造物主賜予人類穿衣保暖的天然資源中,棉花勝過了所有的物種。蠶絲太嬌貴,羊毛太厚重,亞麻纖維短、難染色。棉花溫暖、輕柔、纖維綿長、柔韌性好、易于染色、性價比高,適合全世界不同緯度地區的各種不同人群的著裝要求。在現代世界里,它與我們日日肌膚相親。難以想象,正是這個溫柔的枕畔人創造了一個龐大的“棉花帝國”。“帝國”( empire) 一詞既有文治的顯赫,更暗含武功的偉略,甚至侵略、殖民和霸權。貝克特借此描繪了棉花令人驚悚的兩面神形象: 一面柔情似水,另一面張牙舞爪、面目猙獰。
“帝國”的面相雖然難看,但在貝氏看來,它建立了我們熟悉的現代世界。有關棉花的史學研究汗牛充棟,把棉花放在全球史中來敘述,也并非貝克特一家之言。但貝氏有其獨到之處。他選擇了棉花這個絕好的切入點,以全球的視野,把現代世界的起源和發展圍繞一種商品精煉地敘述出來。雖說用棉花這單一因素來解釋現代世界的形成未免過于簡化,但毋庸置疑,它比其他任何產品都扮演了更加核心的角色。
比如,生產糖的核心技術幾乎沒有什么大的變化,茶、香料等商品的生產也沒有頻繁的技術革新。
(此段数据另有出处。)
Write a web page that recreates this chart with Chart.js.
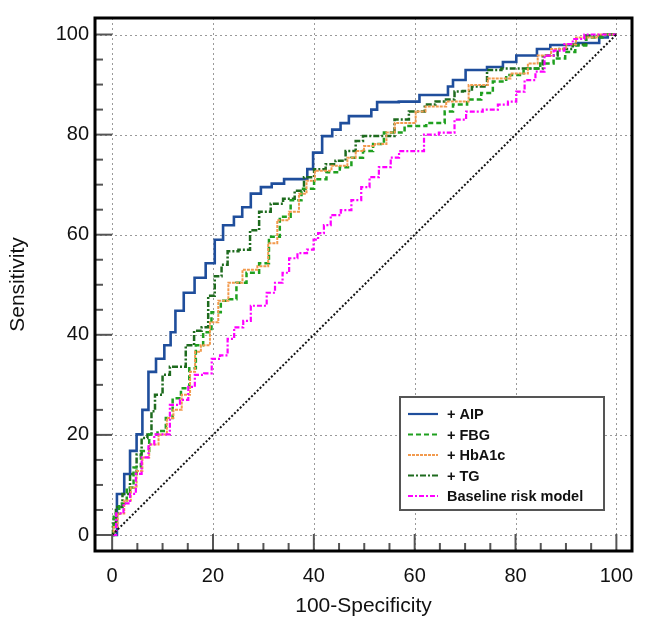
<!DOCTYPE html>
<html>
<head>
<meta charset="utf-8">
<script src="https://cdn.jsdelivr.net/npm/chart.js@4.4.1/dist/chart.umd.min.js"></script>
<style>
  html, body { margin: 0; padding: 0; background: #ffffff; }
  canvas { display: block; }
</style>
</head>
<body>
<canvas id="c" width="649" height="623"></canvas>
<script>
// ---- data: [100-Specificity, Sensitivity] vertices ----
const seriesNames = ['+ AIP', '+ FBG', '+ HbA1c', '+ TG', 'Baseline risk model'];
const xTickValues = [0, 20, 40, 60, 80, 100];
const yTickValues = [0, 20, 40, 60, 80, 100];
const minorTickValues = [0,5,10,15,20,25,30,35,40,45,50,55,60,65,70,75,80,85,90,95,100];

const aip = [[0,0],[1.9,8.2],[2.9,12.2],[4.2,16.8],[5.5,20.1],[6.5,25],[7.9,32.6],[9.5,35.2],[11.2,37.9],[12,40.5],[13.1,44.8],[15.3,48.4],[17.4,51.4],[19.7,54.3],[21,59],[23,61.9],[25.3,63.6],[26.3,65.5],[28.7,68.2],[30.3,69.5],[33,70.2],[35.2,71.1],[38.2,71.1],[39.2,73.1],[40.5,76.4],[42.8,79.7],[44.5,81],[46.1,82.3],[47.8,83.7],[51.1,83.7],[51.7,85],[53.4,86.5],[60.3,86.6],[61.6,87.9],[66.3,87.9],[66.9,89.6],[68.3,90.9],[71.9,92.9],[76.8,93.5],[78.2,94.5],[82.1,95.8],[86.4,97.1],[87.4,97.9],[96.6,98.3],[96.6,99.4],[100,100]];

const fbg = [[0,0],[0.6,4.3],[2.2,6.3],[3.6,9.5],[4.9,13.5],[6.5,16.8],[8.2,20.1],[9.8,20.8],[11.5,23.4],[12.5,27.3],[14.8,29.3],[15.8,33.3],[17.4,37.9],[18.7,40.5],[20.7,44.5],[22.4,46.8],[24,47.1],[25.3,50.4],[28,52.4],[30.3,54.3],[31.9,59.6],[34.6,63.6],[36.2,66.9],[38.9,69.2],[41.2,71.1],[43.8,72.5],[46.5,73.5],[48.4,75.4],[51.1,76.7],[52.4,78.1],[55.4,80.4],[57,80.4],[59,81.7],[65.6,82.3],[66.3,84.6],[68.9,86],[71.9,87],[74.5,88.3],[76.5,90.6],[79.8,91.9],[83.4,93.2],[86.4,94.2],[88.7,95.2],[91,96.5],[92.7,97.8],[95.3,99.4],[100,100]];

const hba1c = [[0,0],[0.6,1.6],[1.6,4.3],[3.2,6.9],[4.2,9.5],[5.5,12.8],[6.5,15.5],[8.2,18.1],[10.2,20.1],[11.5,23.4],[12.8,25],[14.8,28],[16.1,32.6],[16.8,36.6],[18.4,37.9],[20.4,42.5],[21.7,46.8],[24.4,50.4],[27.3,53],[30.3,53.7],[31.6,58.3],[33.9,62.9],[36.2,64.6],[37.9,68.2],[39.2,70.8],[41.2,72.8],[45.8,73.8],[47.5,75.4],[49.1,76.7],[50.8,77.7],[53.4,78.1],[55.4,80.4],[56.7,82.3],[59.7,82.3],[60.7,84.6],[63.6,85.6],[68.9,86.6],[72.5,89.9],[76.5,91.2],[81.5,92.2],[83.4,94.2],[85.4,95.8],[88.7,97.1],[91.3,98],[92.7,99.4],[100,100]];

const tg = [[0,0],[0.3,2.3],[1.2,5.6],[2.9,8.2],[4.2,12.2],[5.5,16.1],[6.2,19.4],[7.8,20.1],[7.8,24.7],[9.2,28],[10.8,32],[12.1,33.6],[13.8,33.6],[15.4,37.9],[17.1,40.8],[18.4,41.5],[19.7,47.8],[21,51.7],[22.4,54],[23.4,56.7],[26.7,57],[28,60.9],[30.3,64.6],[32.6,66.2],[35.2,67.2],[37.2,68.8],[38.9,71.5],[41.2,73.1],[43.5,74.1],[45.1,74.8],[47.5,76.7],[49.1,78.7],[50.4,79.7],[55,79.7],[57,83],[60.7,84.6],[63.3,86],[65,86.6],[66.9,87],[68.9,88.6],[70.2,88.7],[72.5,89.6],[76.2,92.9],[78.2,93.2],[84.1,93.2],[86.7,95.8],[90,97.1],[92.7,98],[95.3,99.8],[100,100]];

const baseline = [[0,0],[1.6,4.3],[2.9,6.3],[4.2,8.2],[5.2,12.2],[6.5,15.5],[7.9,18.1],[8.8,20.1],[10.8,20.1],[12.1,26],[14.8,27],[15.4,29.6],[17.4,32],[19.1,32.3],[20.4,35.2],[22.4,35.9],[23.4,39.2],[25,41.5],[27,42.8],[28,45.8],[30,45.8],[31.3,48.4],[33.3,50.4],[34.3,52.4],[35.9,55.3],[37.6,56.3],[39.7,57],[40.2,59],[41.5,60.3],[42.5,61.9],[44.2,63.9],[46.5,64.9],[48.4,66.9],[50.4,69.5],[51.7,71.5],[54.1,73.5],[56.4,75.4],[57.4,76.7],[61,76.7],[62.7,80],[66.9,80.4],[68.9,83],[71.5,84.6],[75.5,85],[77.5,86],[79.5,86.6],[80.8,88.6],[82.8,90.9],[85.1,92.6],[86.4,95.8],[88.7,96.8],[90.7,98.1],[92,99.1],[95.3,100],[100,100]];

const chanceLine = [[0,0],[100,100]];

// ---- styles ----
const FONT = "'Liberation Sans', Arial, Helvetica, sans-serif";
const toXY = arr => arr.map(p => ({x: p[0], y: p[1]}));

const curveDefs = [
  {label: seriesNames[4], data: baseline, color: '#FF00FF', width: 2.2, dash: [5,2,2,2]},
  {label: seriesNames[2], data: hba1c, color: '#F29A4E', width: 2, dash: [3,1]},
  {label: seriesNames[1], data: fbg, color: '#1FA01F', width: 2.5, dash: [5,3]},
  {label: seriesNames[3], data: tg, color: '#1E6B1E', width: 2.5, dash: [6,2,2,2]},
  {label: seriesNames[0], data: aip, color: '#1F4E9C', width: 2.6, dash: []}
];

const datasets = [{
  label: 'chance',
  data: toXY(chanceLine),
  borderColor: '#111111',
  borderWidth: 2,
  borderDash: [2, 2],
  pointRadius: 0,
  fill: false
}].concat(curveDefs.map(d => ({
  label: d.label,
  data: toXY(d.data),
  borderColor: d.color,
  backgroundColor: d.color,
  borderWidth: d.width,
  borderDash: d.dash,
  pointRadius: 0,
  stepped: 'middle',
  fill: false
})));

const legendOrder = [seriesNames[0], seriesNames[1], seriesNames[2], seriesNames[3], seriesNames[4]];

// grid (dotted, behind data)
const gridPlugin = {
  id: 'gridPlugin',
  beforeDatasetsDraw(chart) {
    const {ctx, chartArea: a, scales: {x, y}} = chart;
    ctx.save();
    ctx.strokeStyle = '#9a9a9a';
    ctx.lineWidth = 1;
    ctx.setLineDash([2, 3]);
    xTickValues.forEach(v => {
      const px = Math.round(x.getPixelForValue(v)) + 0.5;
      ctx.beginPath(); ctx.moveTo(px, a.top); ctx.lineTo(px, a.bottom); ctx.stroke();
    });
    yTickValues.forEach(v => {
      const py = Math.round(y.getPixelForValue(v)) + 0.5;
      ctx.beginPath(); ctx.moveTo(a.left, py); ctx.lineTo(a.right, py); ctx.stroke();
    });
    ctx.restore();
  }
};

// frame, inner tick marks, legend
const framePlugin = {
  id: 'framePlugin',
  afterDraw(chart) {
    const {ctx, chartArea: a, scales: {x, y}} = chart;
    ctx.save();
    ctx.strokeStyle = '#555555';
    ctx.lineWidth = 2;
    ctx.setLineDash([]);
    minorTickValues.forEach(v => {
      const major = v % 20 === 0;
      const len = major ? 17 : 8;
      const px = x.getPixelForValue(v);
      ctx.beginPath(); ctx.moveTo(px, a.bottom); ctx.lineTo(px, a.bottom - len); ctx.stroke();
      const py = y.getPixelForValue(v);
      ctx.beginPath(); ctx.moveTo(a.left, py); ctx.lineTo(a.left + len, py); ctx.stroke();
    });
    ctx.strokeStyle = '#000000';
    ctx.lineWidth = 3;
    ctx.strokeRect(a.left, a.top, a.right - a.left, a.bottom - a.top);

    // legend
    const bw = 204, bh = 113;
    const bx = a.right - 28 - bw, by = a.bottom - 41 - bh;
    ctx.fillStyle = '#ffffff';
    ctx.fillRect(bx, by, bw, bh);
    ctx.strokeStyle = '#555555';
    ctx.lineWidth = 2;
    ctx.strokeRect(bx, by, bw, bh);
    ctx.font = 'bold 14.5px ' + FONT;
    ctx.textBaseline = 'middle';
    ctx.textAlign = 'left';
    legendOrder.forEach((name, i) => {
      const ds = chart.data.datasets.find(d => d.label === name);
      const ry = by + 17 + i * 20.5;
      ctx.strokeStyle = ds.borderColor;
      ctx.lineWidth = Math.min(ds.borderWidth, 2.2);
      ctx.setLineDash(ds.borderDash);
      ctx.beginPath(); ctx.moveTo(bx + 8, ry); ctx.lineTo(bx + 38, ry); ctx.stroke();
      ctx.setLineDash([]);
      ctx.fillStyle = '#111111';
      ctx.fillText(name, bx + 47, ry + 1);
    });
    ctx.restore();
  }
};

new Chart(document.getElementById('c'), {
  type: 'line',
  data: { datasets },
  options: {
    responsive: false,
    animation: false,
    devicePixelRatio: 1,
    layout: { padding: { top: 12, right: 17, left: 0, bottom: 0 } },
    plugins: { legend: { display: false }, tooltip: { enabled: false } },
    scales: {
      x: {
        type: 'linear',
        min: -3.4, max: 103.1,
        afterBuildTicks: s => { s.ticks = xTickValues.map(v => ({value: v})); },
        afterFit: s => { s.height = 72; },
        grid: { display: false, drawTicks: false },
        border: { display: false },
        ticks: { font: { size: 20, family: FONT }, color: '#111111', padding: 13, maxRotation: 0, autoSkip: false },
        title: { display: true, text: '100-Specificity', color: '#111111', font: { size: 21, family: FONT }, padding: { top: 0, bottom: 4 } }
      },
      y: {
        type: 'linear',
        min: -3.2, max: 103.3,
        afterBuildTicks: s => { s.ticks = yTickValues.map(v => ({value: v})); },
        afterFit: s => { s.width = 95; },
        grid: { display: false, drawTicks: false },
        border: { display: false },
        ticks: { font: { size: 20, family: FONT }, color: '#111111', padding: 6, autoSkip: false },
        title: { display: true, text: 'Sensitivity', color: '#111111', font: { size: 21, family: FONT }, padding: { top: 6, bottom: 0 } }
      }
    }
  },
  plugins: [gridPlugin, framePlugin]
});
</script>
</body>
</html>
羊毛、亞麻原材料有限,消費市場也有限。而鋼鐵等重工業本來就是為了滿足棉花的加工銷售才興起的,資金投入多,不靈活。相比之下,棉紡織業所需資金相對較少,技術革新較為容易,一個熟練技術工人就可能改良生產設備,機器購置也相對簡便,而幾乎無窮無盡的市場需求更是推動棉紡織業發展的不竭動力。正因為貝克特洞悉棉花的諸多優勢,才從紛亂的現代世界起源中理出頭緒,給讀者描繪了棉花搭建的剛性帝國。
《棉花帝國》一書共有14章,大致上梳理了以下幾個部分: 第1章追溯歐洲人到來之前的世界棉紡織生產狀況,特別是亞洲地區; 第2至5章討論戰爭資本主義時期和奴隸制的棉花經濟; 第6至8章講述工業資本主義時期的起飛階段; 在第9至11章中,作者話鋒一轉,探討美國內戰后世界棉花原料產地的變更; 第12章深度挖掘了擴展到全世界的棉花帝國主義; 在*后的第13、14兩章里,作者將目光放回亞洲,棉紡織業在亞洲重新崛起代表了棉花帝國改變世界的尾聲。
全書追溯了棉紡織業幾個世紀的輪回,如何從以亞洲為主的手工業轉向以英國和歐洲為主的大機器制造業,*后又回到亞洲的過程。這個過程伴隨著全球貿易網絡的重組: 原棉產地、棉紡織生產國、運輸網絡和消費市場全部經歷了重新洗牌。之后,一個等級制的、沾滿壓迫和鮮血的現代世界逐漸浮出水面。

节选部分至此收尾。